* Begin *
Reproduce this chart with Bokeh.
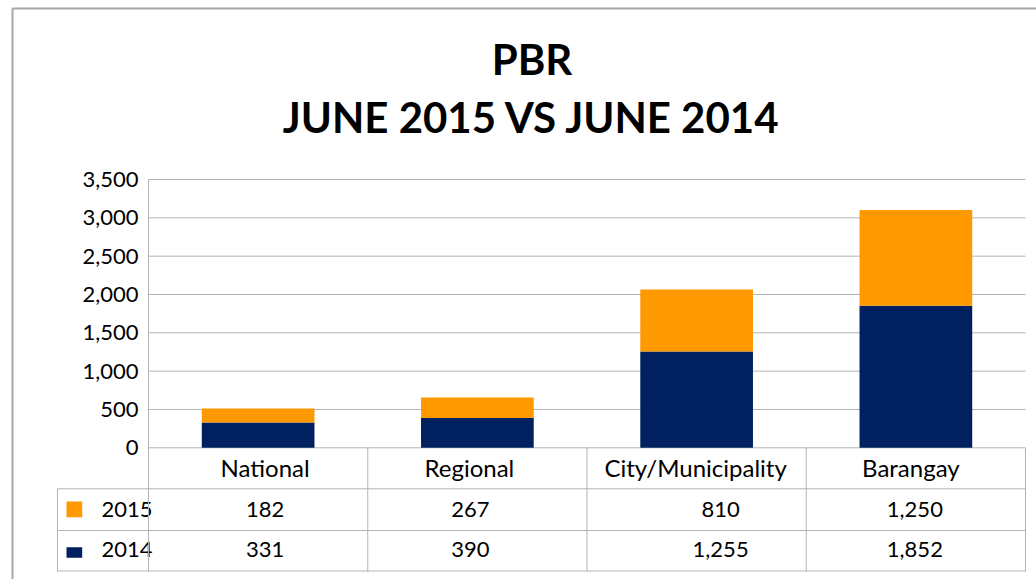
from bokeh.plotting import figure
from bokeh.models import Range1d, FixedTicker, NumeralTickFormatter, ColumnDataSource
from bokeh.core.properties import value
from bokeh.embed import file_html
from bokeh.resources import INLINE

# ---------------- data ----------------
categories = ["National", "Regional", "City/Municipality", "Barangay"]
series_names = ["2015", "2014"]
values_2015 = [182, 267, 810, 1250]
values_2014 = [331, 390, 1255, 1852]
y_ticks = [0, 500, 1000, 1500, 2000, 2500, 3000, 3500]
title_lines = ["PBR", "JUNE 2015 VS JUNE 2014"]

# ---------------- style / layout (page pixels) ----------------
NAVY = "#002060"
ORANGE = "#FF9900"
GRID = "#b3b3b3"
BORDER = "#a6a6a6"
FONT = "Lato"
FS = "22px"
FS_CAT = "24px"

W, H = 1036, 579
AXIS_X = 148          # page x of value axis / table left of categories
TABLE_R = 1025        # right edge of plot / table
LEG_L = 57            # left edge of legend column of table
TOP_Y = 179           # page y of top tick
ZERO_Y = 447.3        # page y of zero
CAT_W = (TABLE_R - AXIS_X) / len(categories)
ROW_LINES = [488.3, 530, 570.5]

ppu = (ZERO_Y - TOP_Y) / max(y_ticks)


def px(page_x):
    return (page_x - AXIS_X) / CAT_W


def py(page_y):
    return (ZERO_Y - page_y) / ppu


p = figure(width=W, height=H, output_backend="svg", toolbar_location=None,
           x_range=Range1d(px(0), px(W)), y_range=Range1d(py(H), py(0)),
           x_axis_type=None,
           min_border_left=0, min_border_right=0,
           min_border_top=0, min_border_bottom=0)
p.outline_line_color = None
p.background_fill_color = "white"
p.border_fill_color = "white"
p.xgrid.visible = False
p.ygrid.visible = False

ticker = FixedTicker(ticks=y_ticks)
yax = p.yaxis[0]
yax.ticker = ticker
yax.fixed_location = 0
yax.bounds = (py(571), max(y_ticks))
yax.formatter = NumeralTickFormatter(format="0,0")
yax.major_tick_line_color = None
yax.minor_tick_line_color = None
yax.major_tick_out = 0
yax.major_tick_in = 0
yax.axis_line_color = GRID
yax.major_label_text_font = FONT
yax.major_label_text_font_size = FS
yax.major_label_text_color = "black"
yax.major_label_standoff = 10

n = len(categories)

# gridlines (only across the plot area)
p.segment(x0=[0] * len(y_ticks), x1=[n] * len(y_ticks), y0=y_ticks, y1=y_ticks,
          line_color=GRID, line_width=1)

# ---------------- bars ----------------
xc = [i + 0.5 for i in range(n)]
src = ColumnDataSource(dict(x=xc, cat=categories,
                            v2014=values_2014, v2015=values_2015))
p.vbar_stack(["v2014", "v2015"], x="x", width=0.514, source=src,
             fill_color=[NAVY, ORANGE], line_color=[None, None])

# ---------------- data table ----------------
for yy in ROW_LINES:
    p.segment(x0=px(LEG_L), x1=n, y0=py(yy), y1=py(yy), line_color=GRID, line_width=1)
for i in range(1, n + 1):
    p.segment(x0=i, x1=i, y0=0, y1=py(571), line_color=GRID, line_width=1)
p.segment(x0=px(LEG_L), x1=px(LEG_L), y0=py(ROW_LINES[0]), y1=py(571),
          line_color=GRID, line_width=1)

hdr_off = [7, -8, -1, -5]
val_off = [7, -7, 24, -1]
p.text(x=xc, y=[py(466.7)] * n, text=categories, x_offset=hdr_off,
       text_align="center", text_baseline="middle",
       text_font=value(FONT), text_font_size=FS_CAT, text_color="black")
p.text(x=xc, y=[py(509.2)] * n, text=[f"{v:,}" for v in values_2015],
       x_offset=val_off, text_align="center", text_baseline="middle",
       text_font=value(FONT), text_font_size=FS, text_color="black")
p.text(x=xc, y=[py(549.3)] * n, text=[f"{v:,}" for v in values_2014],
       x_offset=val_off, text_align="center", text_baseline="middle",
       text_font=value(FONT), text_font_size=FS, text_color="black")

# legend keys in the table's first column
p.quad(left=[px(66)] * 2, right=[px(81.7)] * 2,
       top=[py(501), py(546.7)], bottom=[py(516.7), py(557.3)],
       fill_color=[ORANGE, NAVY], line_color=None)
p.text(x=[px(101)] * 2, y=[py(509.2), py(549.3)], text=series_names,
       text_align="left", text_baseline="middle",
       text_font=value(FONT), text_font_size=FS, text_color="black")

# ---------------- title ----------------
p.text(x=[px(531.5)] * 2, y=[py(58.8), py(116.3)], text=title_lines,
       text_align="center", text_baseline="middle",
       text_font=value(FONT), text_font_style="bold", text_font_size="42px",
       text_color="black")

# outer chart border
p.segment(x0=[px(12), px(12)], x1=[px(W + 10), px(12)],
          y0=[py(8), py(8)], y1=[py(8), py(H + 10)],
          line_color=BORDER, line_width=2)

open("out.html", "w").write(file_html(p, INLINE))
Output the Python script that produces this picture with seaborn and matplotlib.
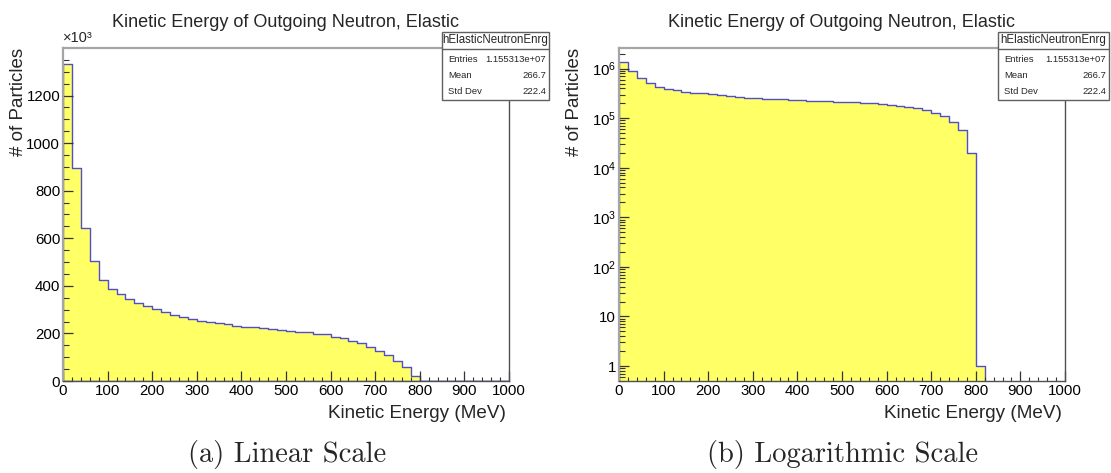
* End *
Task statement> Write out the entries above verbatim; the pictures do not belong in your copy.

Exercise response>
Reproduce this chart with Bokeh.
from bokeh.plotting import figure
from bokeh.models import Range1d, FixedTicker, NumeralTickFormatter, ColumnDataSource
from bokeh.core.properties import value
from bokeh.embed import file_html
from bokeh.resources import INLINE

# ---------------- data ----------------
categories = ["National", "Regional", "City/Municipality", "Barangay"]
series_names = ["2015", "2014"]
values_2015 = [182, 267, 810, 1250]
values_2014 = [331, 390, 1255, 1852]
y_ticks = [0, 500, 1000, 1500, 2000, 2500, 3000, 3500]
title_lines = ["PBR", "JUNE 2015 VS JUNE 2014"]

# ---------------- style / layout (page pixels) ----------------
NAVY = "#002060"
ORANGE = "#FF9900"
GRID = "#b3b3b3"
BORDER = "#a6a6a6"
FONT = "Lato"
FS = "22px"
FS_CAT = "24px"

W, H = 1036, 579
AXIS_X = 148          # page x of value axis / table left of categories
TABLE_R = 1025        # right edge of plot / table
LEG_L = 57            # left edge of legend column of table
TOP_Y = 179           # page y of top tick
ZERO_Y = 447.3        # page y of zero
CAT_W = (TABLE_R - AXIS_X) / len(categories)
ROW_LINES = [488.3, 530, 570.5]

ppu = (ZERO_Y - TOP_Y) / max(y_ticks)


def px(page_x):
    return (page_x - AXIS_X) / CAT_W


def py(page_y):
    return (ZERO_Y - page_y) / ppu


p = figure(width=W, height=H, output_backend="svg", toolbar_location=None,
           x_range=Range1d(px(0), px(W)), y_range=Range1d(py(H), py(0)),
           x_axis_type=None,
           min_border_left=0, min_border_right=0,
           min_border_top=0, min_border_bottom=0)
p.outline_line_color = None
p.background_fill_color = "white"
p.border_fill_color = "white"
p.xgrid.visible = False
p.ygrid.visible = False

ticker = FixedTicker(ticks=y_ticks)
yax = p.yaxis[0]
yax.ticker = ticker
yax.fixed_location = 0
yax.bounds = (py(571), max(y_ticks))
yax.formatter = NumeralTickFormatter(format="0,0")
yax.major_tick_line_color = None
yax.minor_tick_line_color = None
yax.major_tick_out = 0
yax.major_tick_in = 0
yax.axis_line_color = GRID
yax.major_label_text_font = FONT
yax.major_label_text_font_size = FS
yax.major_label_text_color = "black"
yax.major_label_standoff = 10

n = len(categories)

# gridlines (only across the plot area)
p.segment(x0=[0] * len(y_ticks), x1=[n] * len(y_ticks), y0=y_ticks, y1=y_ticks,
          line_color=GRID, line_width=1)

# ---------------- bars ----------------
xc = [i + 0.5 for i in range(n)]
src = ColumnDataSource(dict(x=xc, cat=categories,
                            v2014=values_2014, v2015=values_2015))
p.vbar_stack(["v2014", "v2015"], x="x", width=0.514, source=src,
             fill_color=[NAVY, ORANGE], line_color=[None, None])

# ---------------- data table ----------------
for yy in ROW_LINES:
    p.segment(x0=px(LEG_L), x1=n, y0=py(yy), y1=py(yy), line_color=GRID, line_width=1)
for i in range(1, n + 1):
    p.segment(x0=i, x1=i, y0=0, y1=py(571), line_color=GRID, line_width=1)
p.segment(x0=px(LEG_L), x1=px(LEG_L), y0=py(ROW_LINES[0]), y1=py(571),
          line_color=GRID, line_width=1)

hdr_off = [7, -8, -1, -5]
val_off = [7, -7, 24, -1]
p.text(x=xc, y=[py(466.7)] * n, text=categories, x_offset=hdr_off,
       text_align="center", text_baseline="middle",
       text_font=value(FONT), text_font_size=FS_CAT, text_color="black")
p.text(x=xc, y=[py(509.2)] * n, text=[f"{v:,}" for v in values_2015],
       x_offset=val_off, text_align="center", text_baseline="middle",
       text_font=value(FONT), text_font_size=FS, text_color="black")
p.text(x=xc, y=[py(549.3)] * n, text=[f"{v:,}" for v in values_2014],
       x_offset=val_off, text_align="center", text_baseline="middle",
       text_font=value(FONT), text_font_size=FS, text_color="black")

# legend keys in the table's first column
p.quad(left=[px(66)] * 2, right=[px(81.7)] * 2,
       top=[py(501), py(546.7)], bottom=[py(516.7), py(557.3)],
       fill_color=[ORANGE, NAVY], line_color=None)
p.text(x=[px(101)] * 2, y=[py(509.2), py(549.3)], text=series_names,
       text_align="left", text_baseline="middle",
       text_font=value(FONT), text_font_size=FS, text_color="black")

# ---------------- title ----------------
p.text(x=[px(531.5)] * 2, y=[py(58.8), py(116.3)], text=title_lines,
       text_align="center", text_baseline="middle",
       text_font=value(FONT), text_font_style="bold", text_font_size="42px",
       text_color="black")

# outer chart border
p.segment(x0=[px(12), px(12)], x1=[px(W + 10), px(12)],
          y0=[py(8), py(8)], y1=[py(8), py(H + 10)],
          line_color=BORDER, line_width=2)

open("out.html", "w").write(file_html(p, INLINE))
Output the Python script that produces this picture with seaborn and matplotlib.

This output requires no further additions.